Namun, kalau sampai meminta yang bersangkutan diberhentikan dari jabatan, bagi Emil, itu terlalu berlebihan.

“Tidak ada dasar hukum yang jelas, dan saya amati ini menyinggung banyak pihak warga Sunda di mana-mana,” katanya.

“Saya sudah cek ke mana-mana. Saya kira, tidak ada di rapat yang sifatnya formal dari A sampai Z-nya bahasa Sunda,” jelas Emil.

Bahasa daerah, sambungnya, biasanya diucapkan hanya pada momen tertentu.

Seperti ucapan selamat, pembuka dan penutup pidato, atau di tengah-tengah saat ada celetukan.

“Makanya harus ditanya, mana buktinya yang membuat tidak nyaman?” kata Emil.

“Bayangan saya, kelihatannya tidak seperti yang disampaikan persepsinya seperti itu,” tegasnya.

Menurut Emil, bahasa daerah justru akan mewarnai penuturan dalam berbagai kesempatan, sekaligus mencirikan kekayaan serta keberagaman bangsa.

“Makanya Pancasila, Bhinneka Tunggal Ika itu mewakili semangat itu,” ucapnya.

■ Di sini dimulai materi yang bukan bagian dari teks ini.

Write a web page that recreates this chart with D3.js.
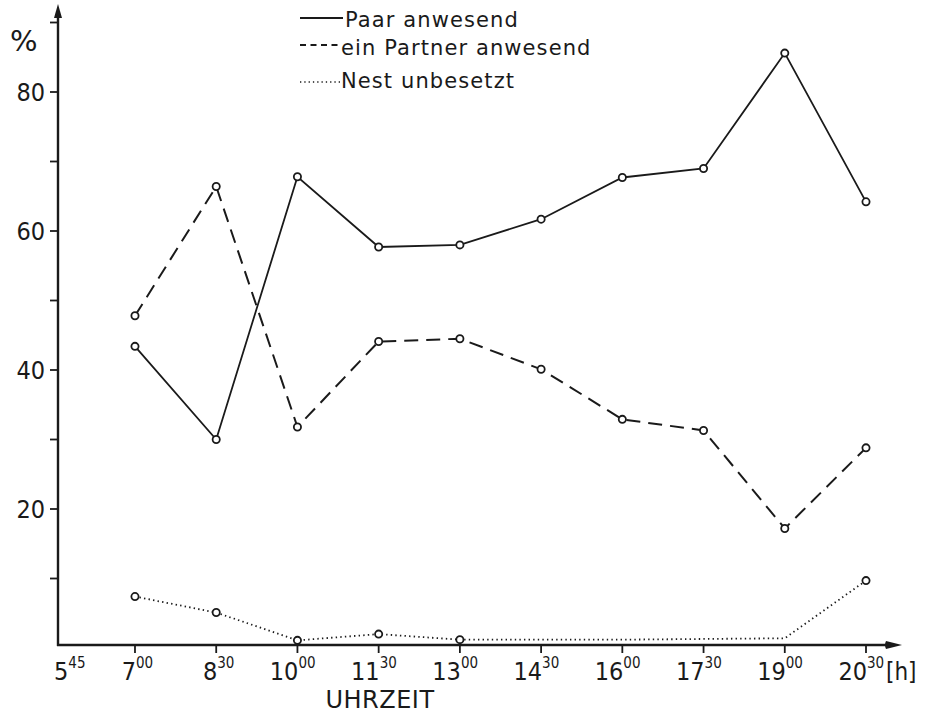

“Jadi, kalau ada yang rasis seperti itu, menurut saya harus diingatkan. Tentunya dengan baik-baik dulu-lah,” tutup Emil.

Penjelasan Arteria

Usai membuat kegaduhan, Arteria pun mencoba memberikan penjelasan. Ia menegaskan, pernyataannya sekadar mengingatkan.

Berikut selengkapnya, seperti Ngelmu kutip dari Detik:

Pertama, saya minta untuk bisa memahami suasana rapat, ya.

Kalau rapat Komisi III dengan kejaksaan, sudah tahu-lah bagaimana isu di luar sana, mengatakan ada Sunda Empire.

Saya berusaha membantu institusi kejaksaan dan Jaksa Agung, bahwa tidak ada Sunda Empire.

Bahwa sekalipun ada orang bersuku Sunda menduduki jabatan strategis, itu karena mereka punya kompetensi, kapasitas, dan kualitas, bukan yang lain.

Kami mencoba meyakinkan publik untuk itu.

Tapi bayangkan, di saat kita berusaha meyakinkan publik, masih ada Kajati yang mempertontonkan kedekatannya dengan Jaksa Agung, dengan menggunakan bahasa Sunda.

Menurut Arteria, jangan sampai masyarakat berpandangan, ada kepentingan lain di balik kedekatan tersebut.

Ia juga menekankan, masyarakat harus beranggapan bahwa posisi Kajati terisi karena kompetensi yang dimiliki, bukan kedekatan.